Date of Award


Document Type

Campus Access Dissertation


Biological Sciences

First Advisor

Bert Ely


Background: Breast cancer is a heterogeneous disease with no single specific cause and is the second most frequent type of cancer in women in the US. Five percent of breast cancer is caused by mutations in highly penetrant genes such as BRCA1, BRCA2, and p53. The causes of the remaining 95% are still unknown. We hypothesize that germline mutations can affect the risk for specific types of breast cancer.

Methods: RFLP and sequencing were used to assay 17 polymorphic loci in 629 breast cancer patients from South Carolina recruited between the years 2004-2008. Loci were selected based on studies in the literature suggesting that these loci might be associated with breast cancer or with aggressive cancer.
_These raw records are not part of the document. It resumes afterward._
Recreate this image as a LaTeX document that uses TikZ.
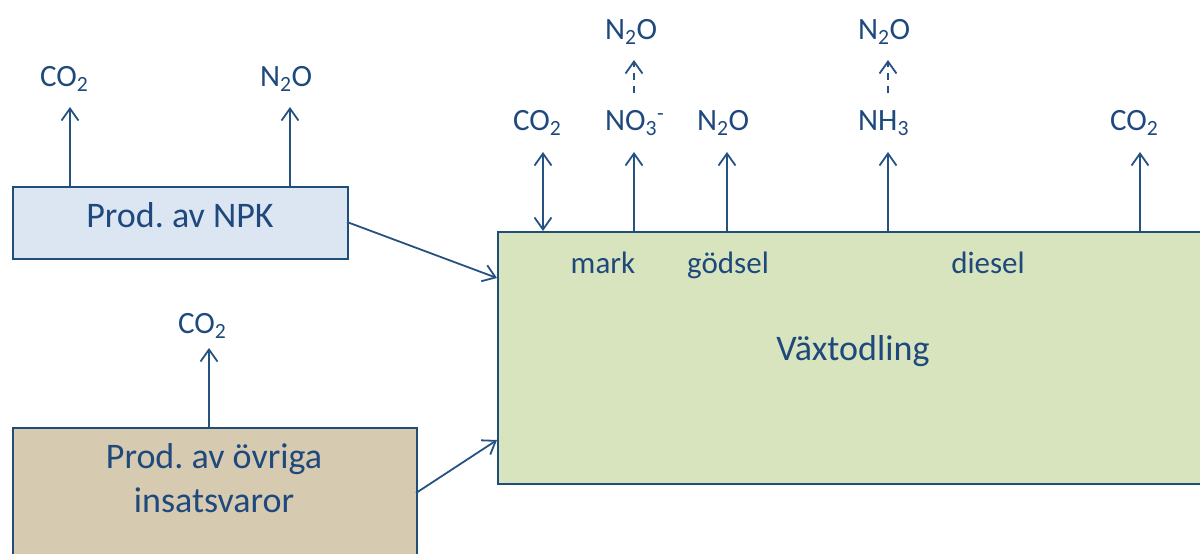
\documentclass[tikz,border=0pt]{standalone}
\usepackage{fontspec}
\setmainfont{Carlito}
\frenchspacing
\usetikzlibrary{arrows.meta}
\definecolor{txt}{RGB}{31,73,125}
\definecolor{ln}{RGB}{38,82,130}
\definecolor{bord}{RGB}{31,78,121}
\definecolor{npkfill}{RGB}{220,230,242}
\definecolor{ovrfill}{RGB}{214,203,176}
\definecolor{vaxfill}{RGB}{215,228,189}
\tikzset{
  boxst/.style={draw=bord, line width=2.4pt, inner sep=0pt, anchor=north west, text=txt, font=\fontsize{36}{44}\selectfont},
  boxtxt/.style={inner sep=0pt, anchor=base, text=txt, font=\fontsize{36}{44}\selectfont},
  lab/.style={anchor=base west, inner sep=0pt, text=txt, font=\fontsize{31}{36}\selectfont},
  inlab/.style={anchor=base, inner sep=0pt, text=txt, font=\fontsize{31}{36}\selectfont},
  arr/.style={draw=ln, line width=1.8pt, -{Straight Barb[length=12pt,width=17pt,line width=1.8pt]}},
  darr/.style={arr, dash pattern=on 7pt off 6pt},
  barr/.style={arr, {Straight Barb[length=12pt,width=17pt,line width=1.8pt]}-{Straight Barb[length=12pt,width=17pt,line width=1.8pt]}}
}
\begin{document}
\begin{tikzpicture}[x=1pt,y=-1pt]
\useasboundingbox (0,0) rectangle (1200,554);
\clip (0,0) rectangle (1200,554);
% boxes
\node[boxst, fill=npkfill, minimum width=335pt, minimum height=72pt] (npk) at (12,186) {};
\node[boxtxt] (npkt) at (180,227) {Prod. av NPK};
\node[boxst, fill=ovrfill, minimum width=404pt, minimum height=160pt] (ovr) at (12,427) {};
\node[boxtxt] (ovrt1) at (214,468) {Prod. av övriga};
\node[boxtxt] (ovrt2) at (214,512) {insatsvaror};
\node[boxst, fill=vaxfill, minimum width=720pt, minimum height=252pt] (vax) at (497,231) {};
\node[boxtxt] (vaxt) at (853,360) {Växtodling};
\node[inlab] (mark) at (603,273) {mark};
\node[inlab] (godsel) at (728,273) {gödsel};
\node[inlab] (diesel) at (988,273) {diesel};
% labels
\node[lab] (l1) at (40,86) {CO\textsubscript{2}};
\node[lab] (l2) at (260,86) {N\textsubscript{2}O};
\node[lab] (l3) at (178,333) {CO\textsubscript{2}};
\node[lab] (l4) at (513,130) {CO\textsubscript{2}};
\node[lab] (l5) at (605,130) {NO\textsubscript{3}\textsuperscript{-}};
\node[lab] (l6) at (697,130) {N\textsubscript{2}O};
\node[lab] (l7) at (858,130) {NH\textsubscript{3}};
\node[lab] (l8) at (1110,130) {CO\textsubscript{2}};
\node[lab] (l9) at (605,39) {N\textsubscript{2}O};
\node[lab] (l10) at (858,39) {N\textsubscript{2}O};
% arrow tip coordinates
\coordinate (t1) at (70,107);
\coordinate (t2) at (290,107);
\coordinate (t3) at (209,348);
\coordinate (t4) at (543,152);
\coordinate (t5) at (634,152);
\coordinate (t6) at (727,152);
\coordinate (t7) at (888,152);
\coordinate (t8) at (1140,152);
\coordinate (d5s) at (634,93);
\coordinate (d5e) at (634,60);
\coordinate (d7s) at (888,93);
\coordinate (d7e) at (888,60);
\coordinate (in1) at (497,278);
\coordinate (in2) at (497,440);
\coordinate (out1) at (347,222);
\coordinate (out2) at (416,493);
% arrows
\draw[arr] (npk.north -| t1) -- (t1);
\draw[arr] (npk.north -| t2) -- (t2);
\draw[arr] (ovr.north -| t3) -- (t3);
\draw[barr] (vax.north -| t4) -- (t4);
\draw[arr] (vax.north -| t5) -- (t5);
\draw[arr] (vax.north -| t6) -- (t6);
\draw[arr] (vax.north -| t7) -- (t7);
\draw[arr] (vax.north -| t8) -- (t8);
\draw[darr] (d5s) -- (d5e);
\draw[darr] (d7s) -- (d7e);
\draw[arr] (out1) -- (in1);
\draw[arr] (out2) -- (in2);
\end{tikzpicture}
\end{document}
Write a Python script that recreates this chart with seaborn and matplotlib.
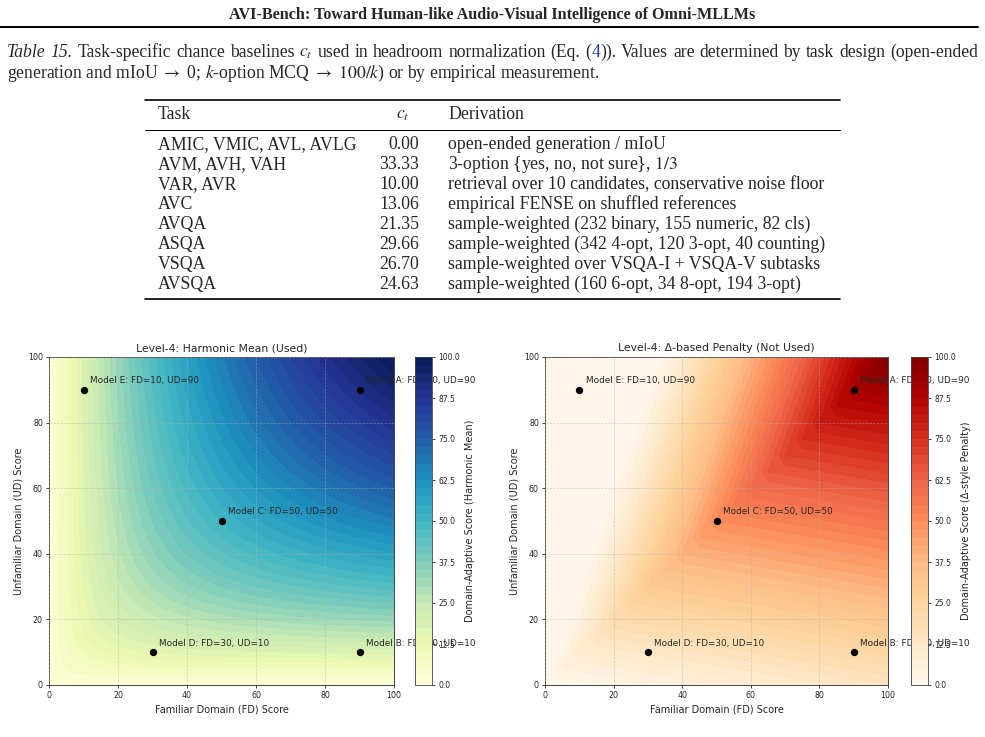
import numpy as np
import matplotlib
matplotlib.use("Agg")
import matplotlib.pyplot as plt
from matplotlib.lines import Line2D
import seaborn as sns

sns.set_style("ticks")
plt.rcParams["font.family"] = ["DejaVu Sans"]
plt.rcParams["mathtext.fontset"] = "stix"

W, H = 985, 737
SERIF = "Liberation Serif"
LINK = "#1f3fa0"

header = "AVI-Bench: Toward Human-like Audio-Visual Intelligence of Omni-MLLMs"

# table 15
tasks = ["AMIC, VMIC, AVL, AVLG", "AVM, AVH, VAH", "VAR, AVR", "AVC",
         "AVQA", "ASQA", "VSQA", "AVSQA"]
chance = ["0.00", "33.33", "10.00", "13.06", "21.35", "29.66", "26.70", "24.63"]
derivation = ["open-ended generation / mIoU",
              r"3-option {yes, no, not sure}, $1/3$",
              "retrieval over 10 candidates, conservative noise floor",
              "empirical FENSE on shuffled references",
              "sample-weighted (232 binary, 155 numeric, 82 cls)",
              "sample-weighted (342 4-opt, 120 3-opt, 40 counting)",
              "sample-weighted over VSQA-I + VSQA-V subtasks",
              "sample-weighted (160 6-opt, 34 8-opt, 194 3-opt)"]

# example models on the FD / UD plane
models = ["A", "B", "C", "D", "E"]
fd_scores = [90, 90, 50, 30, 10]
ud_scores = [90, 10, 50, 10, 90]

grid = np.linspace(0, 100, 101)
FD, UD = np.meshgrid(grid, grid)
with np.errstate(invalid="ignore", divide="ignore"):
    harmonic = np.where(FD + UD > 0, 2 * FD * UD / (FD + UD), 0.0)

# delta-style penalty, sampled on a coarse grid
cgrid = np.linspace(0, 100, 21)
FDc, UDc = np.meshgrid(cgrid, cgrid)
lam = np.where(UDc > FDc, 1.0, 0.35)
penalty = np.clip((FDc + UDc) / 2 - lam * np.abs(FDc - UDc), 0, 100)

levels = np.linspace(0, 100, 41)

fig = plt.figure(figsize=(W / 100, H / 100), dpi=100)
renderer = fig.canvas.get_renderer()


def fx(px):
    return px / W


def fy(py):
    return 1 - py / H


def hline(y, x0, x1, lw):
    fig.add_artist(Line2D([fx(x0), fx(x1)], [fy(y), fy(y)], color="black",
                          lw=lw, transform=fig.transFigure))


def put(x, y, s, size, **kw):
    t = fig.text(fx(x), fy(y), s, fontsize=size, va="baseline", family=SERIF, **kw)
    return t.get_window_extent(renderer=renderer).width


def justified(x0, x1, y, words, size):
    # words: list of lists of (text, kwargs) glued together
    widths = []
    for w in words:
        tot = 0
        for s, kw in w:
            t = fig.text(0, 0, s, fontsize=size, family=SERIF, **kw)
            tot += t.get_window_extent(renderer=renderer).width
            t.remove()
        widths.append(tot)
    gap = (x1 - x0 - sum(widths)) / (len(words) - 1)
    x = x0
    for w, wd in zip(words, widths):
        xx = x
        for s, kw in w:
            xx += put(xx, y, s, size, **kw)
        x += wd + gap


# page header
fig.text(0.5, fy(19), header, ha="center", va="baseline", family=SERIF,
         fontsize=11.6, fontweight="bold")
hline(26.5, 0, 978, 1.4)

# caption
CAP = 12.7
it = {"style": "italic"}
line1 = [[("Table", it)], [("15.", it)]]
line1 += [[(w, {})] for w in "Task-specific chance baselines".split()]
line1 += [[(r"$c_t$", {})]]
line1 += [[(w, {})] for w in "used in headroom normalization (Eq.".split()]
line1 += [[("(", {}), ("4", {"color": LINK}), (")).", {})]]
line1 += [[(w, {})] for w in "Values are determined by task design (open-ended".split()]
justified(7, 978, 57, line1, CAP)
put(7, 78, r"generation and mIoU $\rightarrow$ 0; $k$-option MCQ $\rightarrow$ $100/k$) "
    r"or by empirical measurement.", CAP)

# table
TS = 12.8
hline(100, 145, 840, 1.2)
put(158, 119, "Task", TS)
put(403, 119, r"$c_t$", TS, ha="center")
put(448, 119, "Derivation", TS)
hline(130, 145, 840, 0.7)
for i, (tk, c, d) in enumerate(zip(tasks, chance, derivation)):
    yb = 149 + 20 * i
    put(158, yb, tk, TS)
    put(419, yb, c, TS, ha="right")
    put(448, yb, d, TS)
hline(299, 145, 840, 1.2)

# contour panels
panels = [
    (harmonic, FD, UD, "YlGnBu", "Level-4: Harmonic Mean (Used)",
     "Domain-Adaptive Score (Harmonic Mean)", 49, 394, 415),
    (penalty, FDc, UDc, "OrRd", "Level-4: Δ-based Penalty (Not Used)",
     "Domain-Adaptive Score (Δ-style Penalty)", 545, 888, 911),
]
top, bottom = 357, 685
for Z, X, Y, cmap_name, title, clabel, x0, x1, cx in panels:
    ax = fig.add_axes([fx(x0), fy(bottom), fx(x1 - x0), (bottom - top) / H])
    cax = fig.add_axes([fx(cx), fy(bottom), fx(17), (bottom - top) / H])
    cmap = sns.color_palette(cmap_name, as_cmap=True)
    cs = ax.contourf(X, Y, Z, levels=levels, cmap=cmap)
    sns.scatterplot(x=fd_scores, y=ud_scores, ax=ax, color="black", s=28,
                    linewidth=0, zorder=5)
    for m, f, u in zip(models, fd_scores, ud_scores):
        ax.annotate(f"Model {m}: FD={f}, UD={u}", (f, u), xytext=(4.7, 4.7),
                    textcoords="offset points", fontsize=6.4, zorder=6)
    ax.set_xlim(0, 100)
    ax.set_ylim(0, 100)
    ax.set_xticks(np.arange(0, 101, 20))
    ax.set_yticks(np.arange(0, 101, 20))
    ax.grid(True, linestyle="--", color="#b0b0b0", alpha=0.55, lw=0.5)
    ax.set_axisbelow(False)
    ax.tick_params(labelsize=5.7, length=2.4, width=0.6, pad=2)
    for sp in ax.spines.values():
        sp.set_linewidth(0.7)
        sp.set_color("#444444")
    ax.set_title(title, fontsize=7.8, pad=4)
    ax.set_xlabel("Familiar Domain (FD) Score", fontsize=7.0, labelpad=3)
    ax.set_ylabel("Unfamiliar Domain (UD) Score", fontsize=7.0, labelpad=3)
    cb = fig.colorbar(cs, cax=cax)
    cb.ax.tick_params(labelsize=5.5, length=2.4, width=0.6, pad=2)
    cb.outline.set_linewidth(0.6)
    cb.outline.set_edgecolor("#444444")
    cb.set_label(clabel, fontsize=7.0, labelpad=4)

fig.savefig("out.png", dpi=100)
Regression analyses were used to examine the relationships between alleles and patient and breast cancer characteristics. To facilitate identifying statistically significance associations in the context of multiple tests, patients were divided into a test group and a validation group based upon date of recruitment, and then randomized to generate a second test and validation group.

Results: Statistically significant associations between several loci and various breast cancer or patient characteristics were identified. After Bonferroni correction for multiple tests, only one locus-parameter association remained significant: the ERα Pos-397 polymorphism was negatively associated with estrogen receptor positive expression status (OR= 0.33, p-value = 0.001).

Conclusions: Comparisons of significant parameter-locus relationships between the two groups of patients were effective at identifying locus-parameters that might be associated with breast cancer subtypes. The ERα-397 locus was statistically associated with estrogen receptor status in our breast cancer patient population.